Consider this. If your economic life finds you overwhelmed about the future, and your mind keeps replaying one scary scenario after another, how can you possibly think your way out of a tough situation? You can't. You can try, but "trying" to think our way out of the current economic malaise according to old models is a bit like trying to swim for shore when you get caught in a riptide. You can put all your mental muscle to the task, but the harder you swim the more likely you are to drown. Better to do what any experienced surfer knows to do when he feels the inexorable pull of the riptide: let it take you. The mental battle will surely take you down. Let me offer another approach to surfing the tough waves of economic anxiety.

A Whole Body Solution

Whole Body Consciousness (WBC), a term I coined in my book, What's Your Body Telling You? is your best ally in difficult times. This new way of thinking engages your whole body, not just your brain. Your cognitive mind alone cannot see the bigger picture. Nor can it track the as-yet-uncharted course to solid economic ground. WBC invites the mind in your gut, the mind in your heart, and the intelligence of your body that Deepak Chopra calls "the mobile brain" to help you navigate rough waters. Your personal economic situation, as well as our national and global fiscal crisis will inevitably change-and more than likely it will change for the better in time. Flailing around in the crosscurrents of the mind will only exhaust you. For this and all challenges, we need new coping strategies that engage our full and complete innate intelligence, from head to toe.

Seven Whole Body Tips

These seven tips will help you do more than just cope by unraveling stress and unleashing creativity. Employ these tips to reduce economic stress or help you with any other challenge you may be facing.

1) Stop Over thinking! Letting your mind take you through a house of horrors can make you more anxious and push you into blind action that turns scary fiction into fact. The best way to sort out too many thoughts is to separate what is fact from fiction.
For example: You heard someone at the office say your company is downsizing (fact). You "think" you will be fired and never be able to find another job (fiction).

2) Scan your Body. Detect and release tension in your body from head to toe. Take a few moments throughout the day to check in and notice what your body is telling you. Are you breathing rapidly, tensing your body, or gripping the phone, steering wheel, or computer mouse like there is no tomorrow?

3) Breathe Consciously. Instantly calm your anxiety and gain focus through conscious breathing. Taking five full deep breaths-in through your nose and out through your mouth-will slow your breathing and instantly reduce anxiety. Deep breathing also helps you disengage from fearful, catastrophic thinking. As Gay Hendricks always says: when you breathe deeply, fear dissipates.

4) Move Your Body. Exercise of any form will circulate energy throughout your whole body and give you a break from obsessive mental activity while releasing built up tension.

5) Communicate. Tell someone what you are feeling. Get your concerns off your chest and ask for support from friends, family or a professional coach or counselor. Holding your fears inside builds anxiety to proportions that can make you sick, depressed or immobilized. In this case, silence in NOT golden.

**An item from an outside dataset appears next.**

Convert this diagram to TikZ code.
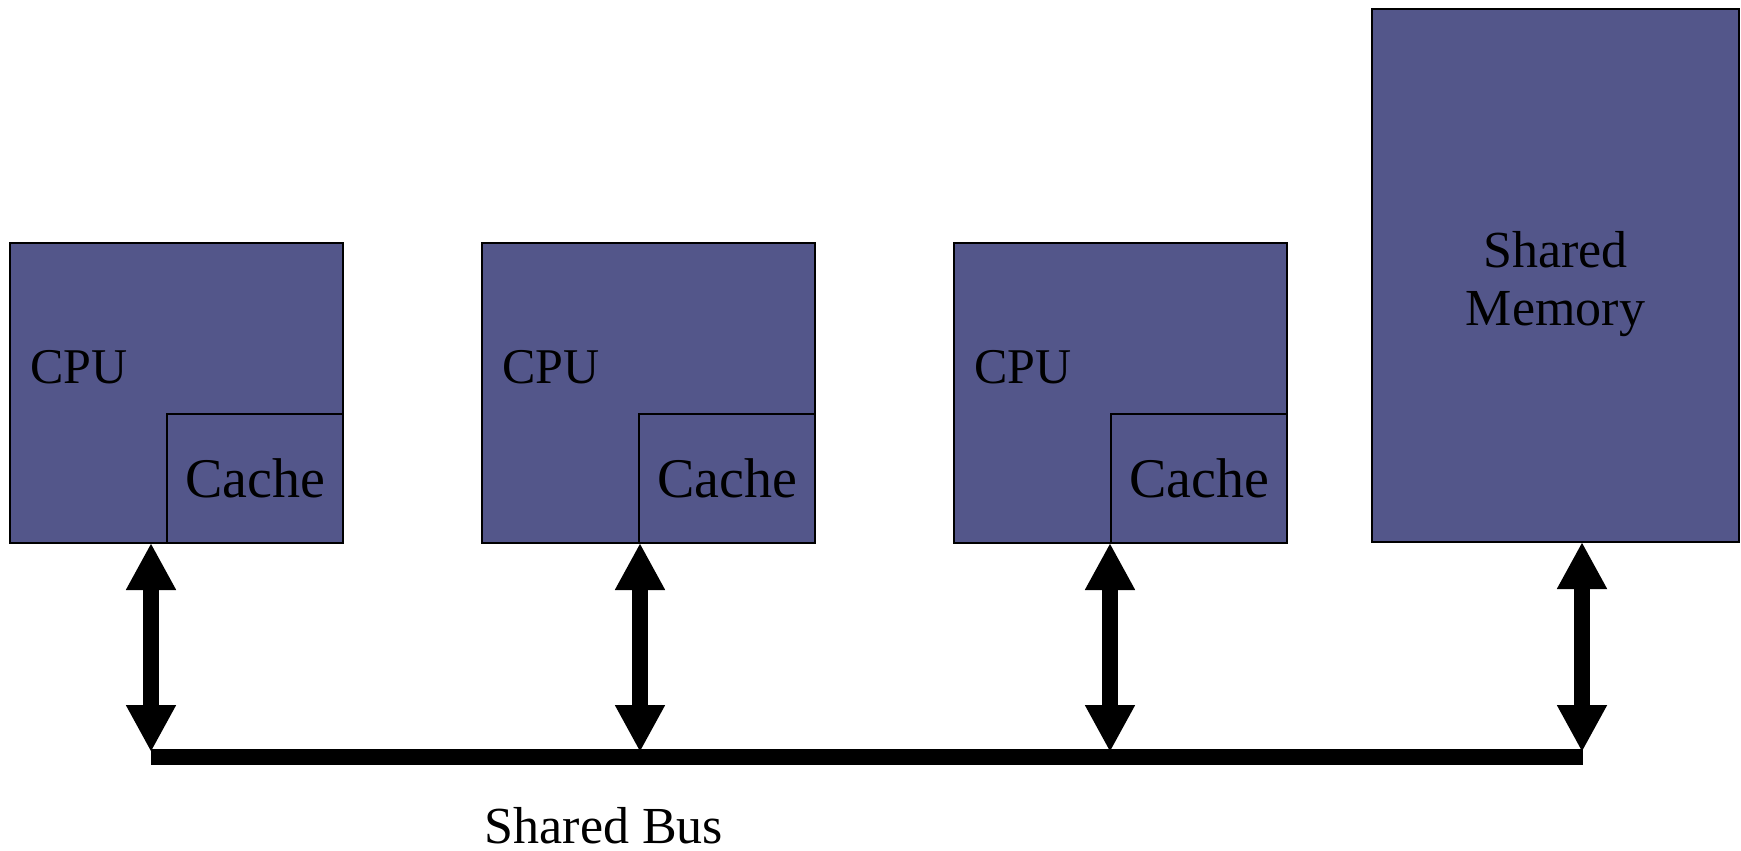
\documentclass[tikz,border=0pt]{standalone}
\usepackage{fontspec}
\setmainfont{Liberation Serif}
\usetikzlibrary{arrows.meta}
\definecolor{boxfill}{RGB}{83,86,138}
\tikzset{
  unitbox/.style={draw=black, line width=1.25pt, fill=boxfill, inner sep=0pt, outer sep=0pt},
  cpubox/.style={unitbox, minimum width=166.5pt, minimum height=150pt, anchor=north west},
  cachebox/.style={unitbox, minimum width=88pt, minimum height=64.5pt, anchor=south east,
    font=\fontsize{28}{33}\selectfont},
  cpulabel/.style={anchor=base west, inner sep=0pt, font=\fontsize{25}{30}\selectfont},
  link/.style={line width=8pt, {Triangle[length=23.5pt,width=23.5pt]}-{Triangle[length=23.5pt,width=23.5pt]}},
  busline/.style={line width=8pt, line cap=butt}
}
\begin{document}
\begin{tikzpicture}[x=0.5pt, y=-0.5pt]
  \useasboundingbox (0,0) rectangle (1741,851);

  % processors with their caches
  \node[cpubox] (cpu1) at (10,243) {};
  \node[cpubox] (cpu2) at (482,243) {};
  \node[cpubox] (cpu3) at (954,243) {};
  \foreach \i in {1,2,3} {
    \node[cachebox] (cache\i) at (cpu\i.south east) {Cache};
    \node[cpulabel] (cpulab\i) at ([xshift=10pt,yshift=-70pt]cpu\i.north west) {CPU};
  }

  % memory
  \node[unitbox, minimum width=183.5pt, minimum height=266.5pt, anchor=north west] (mem) at (1372,9) {};
  \node[align=center, inner sep=0pt, font=\fontsize{26}{29}\selectfont]
    (memlabel) at ([yshift=-4.5pt]mem.center) {Shared\\Memory};

  % bus
  \coordinate (bus1) at (151,757);
  \coordinate (bus2) at (640,757);
  \coordinate (bus3) at (1110,757);
  \coordinate (bus4) at (1582,757);
  \draw[busline] (bus1) -- ([xshift=0.5pt]bus4);

  \draw[link] (bus1 |- cpu1.south) -- ([yshift=2.5pt]bus1);
  \draw[link] (bus2 |- cpu2.south) -- ([yshift=2.5pt]bus2);
  \draw[link] (bus3 |- cpu3.south) -- ([yshift=2.5pt]bus3);
  \draw[link] (bus4 |- mem.south) -- ([yshift=2.5pt]bus4);

  \node[anchor=base, inner sep=0pt, font=\fontsize{26}{31}\selectfont] (buslabel) at (604,843) {Shared Bus};
\end{tikzpicture}
\end{document}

6. Get Innovative. Think out of the box. Make a list of proactive steps you can take to improve your resume, and broaden your skills and services to fit a larger market.

7) Look for Treasure. Turn a dream, idea or talent that you never pursued into a lucrative business. Golden opportunities often present themselves in the midst of chaos. People have turned the loss of a job into a golden moment to start a new business. One client turned her grandma's peanut brittle recipe into a source of steady cash flow after losing her corporate job.